On self-creating music: the difficult part is setting up a system
that can select the “good” parts and use them to build larger
structures which are also “good”. You could fairly easily make such a
selector/builder that operates on some simple rules, and it might
generate some nice music, but it would probably be pretty boring,
ultimately.
If it’s true that most of the interesting complexity of music is in
the listener’s brain, then in order to create a selector/builder that
generates interesting music, you might have to endow it with the same
complexity that is in your brain. Well, maybe not *quite* so much,
but certainly a significant amount – much more complexity than would
be inherent in any particular piece of music you write yourself.
That’s a very rough description of the task, but it might explain why
self-creating music is such a difficult problem.
Obviously, you’ve thought about this far more than I have.
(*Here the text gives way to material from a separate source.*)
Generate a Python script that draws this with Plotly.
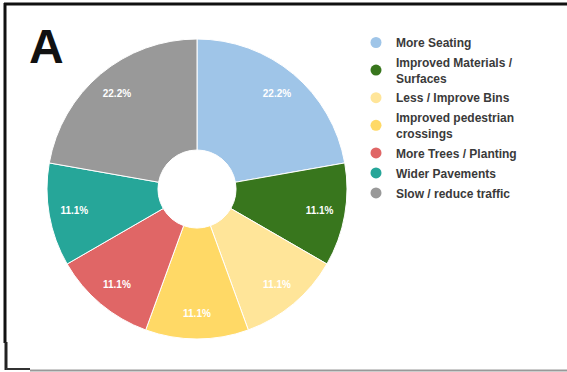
import plotly.graph_objects as go

# Survey responses: suggested street improvements
categories = [
    "More Seating",
    "Improved Materials /<br>Surfaces",
    "Less / Improve Bins",
    "Improved pedestrian<br>crossings",
    "More Trees / Planting",
    "Wider Pavements",
    "Slow / reduce traffic",
]
responses = [2, 1, 1, 1, 1, 1, 2]
colors = ["#9fc5e8", "#38761d", "#ffe599", "#ffd966", "#e06666", "#26a699", "#999999"]

W, H = 567, 372

fig = go.Figure()

pie_domain = dict(x=[47 / W, 347 / W], y=[1 - 339 / H, 1 - 39 / H])

# Donut ring
fig.add_trace(go.Pie(
    labels=categories,
    values=responses,
    sort=False,
    direction="clockwise",
    rotation=0,
    hole=0.26,
    marker=dict(colors=colors, line=dict(color="white", width=1)),
    textinfo="none",
    hoverinfo="label+percent",
    showlegend=False,
    domain=pie_domain,
))

# Percentage labels, set in the outer part of the ring
fig.add_trace(go.Pie(
    labels=categories,
    values=responses,
    sort=False,
    direction="clockwise",
    rotation=0,
    hole=0.66,
    marker=dict(colors=["rgba(0,0,0,0)"] * len(categories), line=dict(width=0)),
    texttemplate="<b>%{percent:.1%}</b>",
    textposition="inside",
    insidetextorientation="horizontal",
    insidetextfont=dict(color="white", size=10, family="Liberation Sans"),
    hoverinfo="skip",
    showlegend=False,
    domain=pie_domain,
))

# Legend entries with round swatches
for i, (name, c) in enumerate(zip(categories, colors)):
    fig.add_trace(go.Scatter(
        x=[None], y=[None], mode="markers", name=f"<b>{name}</b>",
        legendgroup=f"g{i}",
        marker=dict(symbol="circle", size=11, color=c),
    ))

# Frame lines
line_k = dict(color="#111111", width=3)
shapes = [
    dict(type="line", xref="paper", yref="paper", x0=4 / W, x1=1, y0=1 - 4 / H, y1=1 - 4 / H, line=line_k),
    dict(type="line", xref="paper", yref="paper", x0=5 / W, x1=5 / W, y0=1 - 3 / H, y1=1 - 343 / H, line=line_k),
    dict(type="line", xref="paper", yref="paper", x0=6 / W, x1=6 / W, y0=1 - 342 / H, y1=1 - 370 / H,
         line=dict(color="#222222", width=3)),
    dict(type="line", xref="paper", yref="paper", x0=6 / W, x1=30 / W, y0=1 - 369 / H, y1=1 - 369 / H,
         line=dict(color="#333333", width=2)),
    dict(type="line", xref="paper", yref="paper", x0=30 / W, x1=1, y0=1 - 370.5 / H, y1=1 - 370.5 / H,
         line=dict(color="#999999", width=2)),
]

fig.update_layout(
    width=W, height=H,
    margin=dict(l=0, r=0, t=0, b=0),
    paper_bgcolor="white", plot_bgcolor="white",
    xaxis=dict(visible=False), yaxis=dict(visible=False),
    shapes=shapes,
    showlegend=True,
    legend=dict(
        x=356 / W, y=1 - 28 / H, xanchor="left", yanchor="top",
        font=dict(family="Liberation Sans", size=12, color="#3a3a3a"),
        itemwidth=30, tracegroupgap=1, bgcolor="rgba(0,0,0,0)",
    ),
    annotations=[dict(
        text="<b>A</b>", xref="paper", yref="paper", x=27 / W, y=1 - 18 / H,
        xanchor="left", yanchor="top", showarrow=False,
        font=dict(family="Liberation Sans", size=48, color="#111111"),
    )],
)

fig.write_html("out.html")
Does this
reasoning make any sense?
Date: Thu, 15 Sep 1994 01:58:08 -0700
From: Brian One
To: drwool
Subject: Re: Resonant Complexity
Hearing (via oliver sacks) that people with Tourettes syndrome are musically
talented makes me feel a lot better about my sometimes uncontrollabvle
cursing and swearing. Also makes you wonder about where speaking-in-tongues
(glossalalia) originates. If you’ve ever seen someoone do it really well,
it’s a shocking, chilling experience.
The other alternative to endowing the music-generating machine with such
complexity as you mentioned is to instead endow the context with complexity.
Thiis is much easier – to tell the stroy that surrounds and frames
the ‘music’ being generated. So – the machine makes simple music, but this
music is treated with great preciousness. I realized this years ago when i got
someone to build me a random melody generator. If you just let it run and run,
you very quickly got tired of the whole project. What you had to do, to make
it ‘work’, was to create an almot ritualistic situation which said “the first
melody that issues from this machine when I switch it on is going to be the
one I use”. That rarity creates focus (in general terms, rarity creates focus).
So this suggests machines that involve you in tremendously complex preparatory
tasks and then just make one thing for you…like Alchemy.